Puede ser acertada o no la decisión de casi todas las fuerzas políticas de realizar el plebiscito en este momento, pero ya se tomó y, más allá de nuestra opinión al respecto, a partir de la noche de hoy debemos actuar con una sana mezcla de realismo político y buena fe. Resultaría absurdo que, cualquiera fuera el resultado, los votantes de la opción perdedora se taimaran y comenzaran a negar la legitimidad del proceso. Tampoco sería correcto que iniciaran una campaña del terror que le entregue un protagonismo desmedido a la izquierda radical y termine por ser una profecía autocumplida.

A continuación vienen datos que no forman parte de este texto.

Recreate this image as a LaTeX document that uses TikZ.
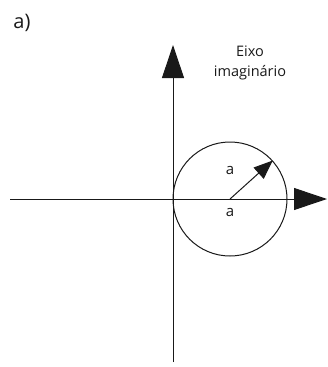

Aquí vemos un nuevo caso de cómo los perdedores son importantes y que su comportamiento influirá decisivamente en nuestro futuro político. Ellos deben ser los primeros en mostrar una saludable serenidad y no debilitar aún más nuestra democracia.
No nos desorientemos. En el proceso de reforma o reelaboración de un nuevo texto constitucional, la división relevante no es entre gobierno y oposición. Esas categorías valen para las elecciones presidenciales, parlamentarias y municipales. Acá, en cambio, la tensión básica se dará entre la gente razonable —tanto del “Apruebo” como del “Rechazo”—y los espíritus poseídos por ánimos refundacionales.
Mi propia experiencia y la de muchas personas de derecha que han participado en diálogos con políticos y académicos de oposición es alentadora. Más allá del espectáculo de polarización que muestran las redes sociales (donde aproximadamente un 10% de los usuarios producen el 80% de la información) y la acritud del debate político, lo cierto es que en Chile hay mucha gente sensata. Con un buen número de ese tipo de personas y disposición a llegar a acuerdos por el bien del país, el proceso que viene, aunque delicado, tiene altas posibilidades de llegar a buen puerto. Y esto lo dice alguien que, como yo, no tiene dudas a la hora de votar por el “Rechazo” en el acto de hoy.